There are in the Nile fish in great quantity and of different kinds, having a peculiar and indigenous character. The best known are the oxyrynchus,2 and the lepidotus,3 the latus,4 the alabes,5 the coracinus,6 the chœrus, the phagrorius, called also the phagrus. Besides these are the silurus, the citharus,7 the thrissa,8 the cestreus,9 the lychnus, the physa, the bous (or ox), and large shell-fish which emit a sound like that of wailing

The animals peculiar to the country are the ichneumon and the Egyptian asp, having some properties which those in other places do not possess. There are two kinds, one a span in length, whose bite is more suddenly mortal than that of the other; the second is nearly an orguia10 in size, according to Nicander. the author of the Theriaca.

Among the birds, are the ibis and the Egyptian hawk, which, like the cat, is more tame than those elsewhere. The nycticorax is here peculiar in its character; for with us it is as large as an eagle, and its cry is harsh; but in Egypt it is the size of a jay, and has a different note. The tamest animal, however, is the ibis; it resembles a stork in shape and size. There are two kinds, which differ in colour; one is like a stork, the other is entirely black. Every street in Alexandreia is full of them. In some respects they are useful; in others troublesome. They are useful, because they pick up all sorts of small animals and the offal thrown out of the butchers' and cooks' shops. They are troublesome, because they devour everything, are dirty, and with difficulty prevented from polluting in every way what is clean and what is not given to them.

1 Above, c. i. § 15.

2 The sturgeon.

3 Cyprinus bynni.

4 Perea Nilotica. Cuvier, Histoire Naturelle des Poissons, xii. 5.

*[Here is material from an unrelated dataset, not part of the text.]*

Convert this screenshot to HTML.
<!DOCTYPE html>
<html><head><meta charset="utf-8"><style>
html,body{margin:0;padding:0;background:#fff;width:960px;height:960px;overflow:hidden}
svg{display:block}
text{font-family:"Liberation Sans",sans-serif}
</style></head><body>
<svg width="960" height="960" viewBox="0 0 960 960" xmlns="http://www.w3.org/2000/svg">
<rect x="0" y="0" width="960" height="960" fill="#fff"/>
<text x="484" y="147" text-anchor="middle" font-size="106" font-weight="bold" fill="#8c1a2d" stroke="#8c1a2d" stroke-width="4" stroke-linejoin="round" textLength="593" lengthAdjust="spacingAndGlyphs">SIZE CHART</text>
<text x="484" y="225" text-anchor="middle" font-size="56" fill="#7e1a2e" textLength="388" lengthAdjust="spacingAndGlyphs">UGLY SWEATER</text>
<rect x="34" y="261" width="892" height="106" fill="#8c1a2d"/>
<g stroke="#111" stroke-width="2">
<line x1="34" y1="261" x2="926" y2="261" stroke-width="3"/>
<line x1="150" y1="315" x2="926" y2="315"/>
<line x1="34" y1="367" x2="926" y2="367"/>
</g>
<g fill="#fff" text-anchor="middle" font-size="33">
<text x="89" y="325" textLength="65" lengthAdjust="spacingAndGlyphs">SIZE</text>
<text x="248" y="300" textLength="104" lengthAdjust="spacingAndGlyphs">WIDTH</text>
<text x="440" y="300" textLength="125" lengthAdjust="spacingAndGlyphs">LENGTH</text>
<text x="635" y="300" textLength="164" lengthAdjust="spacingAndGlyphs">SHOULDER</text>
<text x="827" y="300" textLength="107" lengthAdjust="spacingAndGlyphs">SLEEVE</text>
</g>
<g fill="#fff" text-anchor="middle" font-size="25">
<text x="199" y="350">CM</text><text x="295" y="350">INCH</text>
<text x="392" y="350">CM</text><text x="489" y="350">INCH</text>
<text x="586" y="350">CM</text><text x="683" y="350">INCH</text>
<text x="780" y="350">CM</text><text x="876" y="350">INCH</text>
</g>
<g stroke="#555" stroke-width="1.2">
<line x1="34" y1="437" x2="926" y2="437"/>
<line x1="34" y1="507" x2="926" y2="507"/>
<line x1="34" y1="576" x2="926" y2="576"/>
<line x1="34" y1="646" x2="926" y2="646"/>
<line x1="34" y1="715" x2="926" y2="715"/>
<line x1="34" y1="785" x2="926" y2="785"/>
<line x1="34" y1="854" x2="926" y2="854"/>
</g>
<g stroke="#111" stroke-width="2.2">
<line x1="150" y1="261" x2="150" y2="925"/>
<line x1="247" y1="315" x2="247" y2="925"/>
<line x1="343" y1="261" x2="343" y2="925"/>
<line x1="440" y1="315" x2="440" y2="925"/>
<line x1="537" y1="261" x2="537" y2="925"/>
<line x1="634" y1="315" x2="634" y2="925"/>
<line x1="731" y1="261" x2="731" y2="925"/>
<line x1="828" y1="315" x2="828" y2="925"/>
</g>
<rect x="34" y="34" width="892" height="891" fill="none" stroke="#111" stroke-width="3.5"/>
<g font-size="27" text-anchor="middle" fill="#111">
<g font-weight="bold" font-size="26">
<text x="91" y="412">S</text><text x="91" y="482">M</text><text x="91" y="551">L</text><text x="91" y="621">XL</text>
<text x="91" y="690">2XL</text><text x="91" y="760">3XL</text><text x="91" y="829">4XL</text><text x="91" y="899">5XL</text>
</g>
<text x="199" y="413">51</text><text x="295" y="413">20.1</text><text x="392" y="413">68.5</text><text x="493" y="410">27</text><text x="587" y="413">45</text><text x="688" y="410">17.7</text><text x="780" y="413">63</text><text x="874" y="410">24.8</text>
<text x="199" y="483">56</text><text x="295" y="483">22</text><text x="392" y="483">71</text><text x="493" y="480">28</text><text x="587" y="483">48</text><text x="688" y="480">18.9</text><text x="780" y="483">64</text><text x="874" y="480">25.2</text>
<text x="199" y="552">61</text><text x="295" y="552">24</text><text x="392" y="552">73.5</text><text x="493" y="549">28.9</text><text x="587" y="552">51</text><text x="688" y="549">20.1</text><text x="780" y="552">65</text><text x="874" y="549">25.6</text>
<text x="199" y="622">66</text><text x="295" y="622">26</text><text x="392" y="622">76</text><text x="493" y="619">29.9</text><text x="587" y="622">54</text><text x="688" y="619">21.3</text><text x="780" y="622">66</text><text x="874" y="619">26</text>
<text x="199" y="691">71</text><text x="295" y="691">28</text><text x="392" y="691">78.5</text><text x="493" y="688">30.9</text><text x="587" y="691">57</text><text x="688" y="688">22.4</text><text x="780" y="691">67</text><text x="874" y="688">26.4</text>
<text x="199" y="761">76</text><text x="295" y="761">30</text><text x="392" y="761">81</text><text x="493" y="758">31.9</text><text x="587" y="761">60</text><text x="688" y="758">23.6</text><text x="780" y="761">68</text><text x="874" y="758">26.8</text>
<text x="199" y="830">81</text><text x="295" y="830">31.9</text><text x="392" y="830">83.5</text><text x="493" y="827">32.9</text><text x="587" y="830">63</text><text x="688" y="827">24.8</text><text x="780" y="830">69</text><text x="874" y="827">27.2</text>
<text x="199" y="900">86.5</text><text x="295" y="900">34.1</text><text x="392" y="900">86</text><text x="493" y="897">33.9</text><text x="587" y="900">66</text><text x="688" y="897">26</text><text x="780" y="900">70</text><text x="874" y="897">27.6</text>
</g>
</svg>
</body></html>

5 Silurus anguillaris. Linn.

6 Pliny, xxxii. 5. Coracini pisces Nilo quidem peculiares sunt. Athenæus, b. vii. c. 83, p. 484. Bohn's Classical Library.

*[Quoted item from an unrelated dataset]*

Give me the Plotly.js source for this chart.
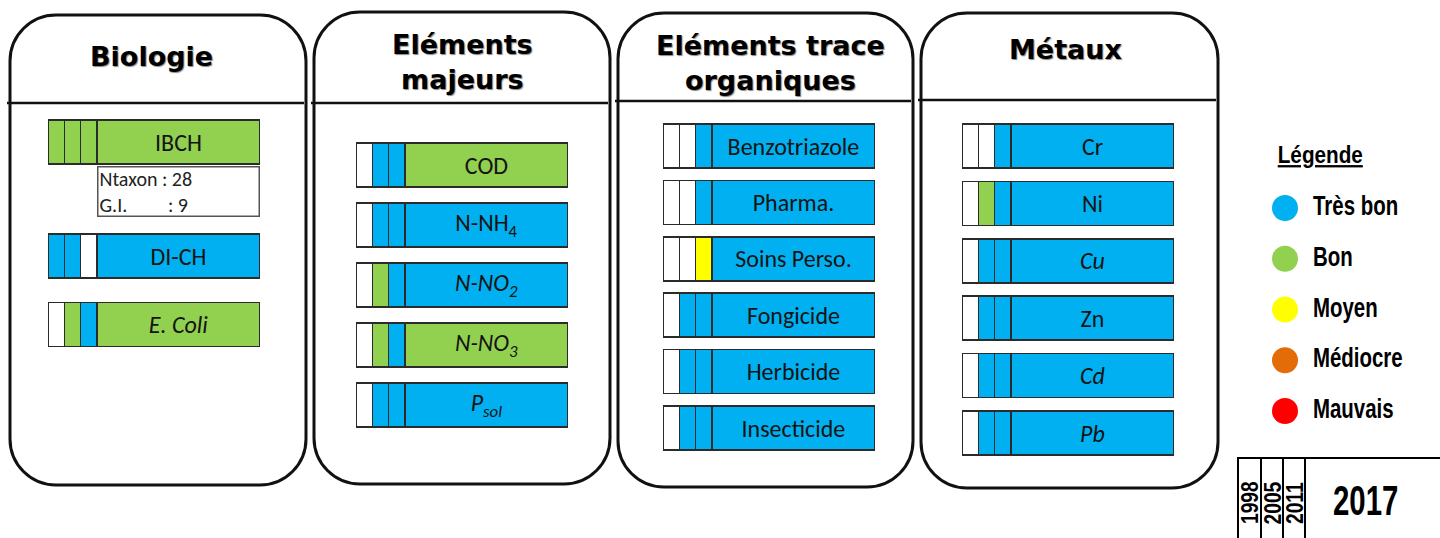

7 Called by the Arabs gamor-el-Lelleh, or star of the night. Cuvier.

8 The shad.

9 The mullet.

10 About six feet. Nicander is the author of two Greek poems that are still extant, and of several others that have been lost. He may be supposed to have been in reputation for about fifty years, cir. B. C. 185—135. The longest of his poems that remains is named Theriaca. It treats (as the name implies) of venomous animals, and the wounds inflicted by them, and contains some curious and interesting zoological passages, together with numerous absurd fables. The other treats of poisons and their antidotes. His works are only consulted by those who are interested in points of zoological and medical antiquities. He is frequently quoted by Athenæus. See Smith's Dict. of Greek and Roman Biography, art. Nicander.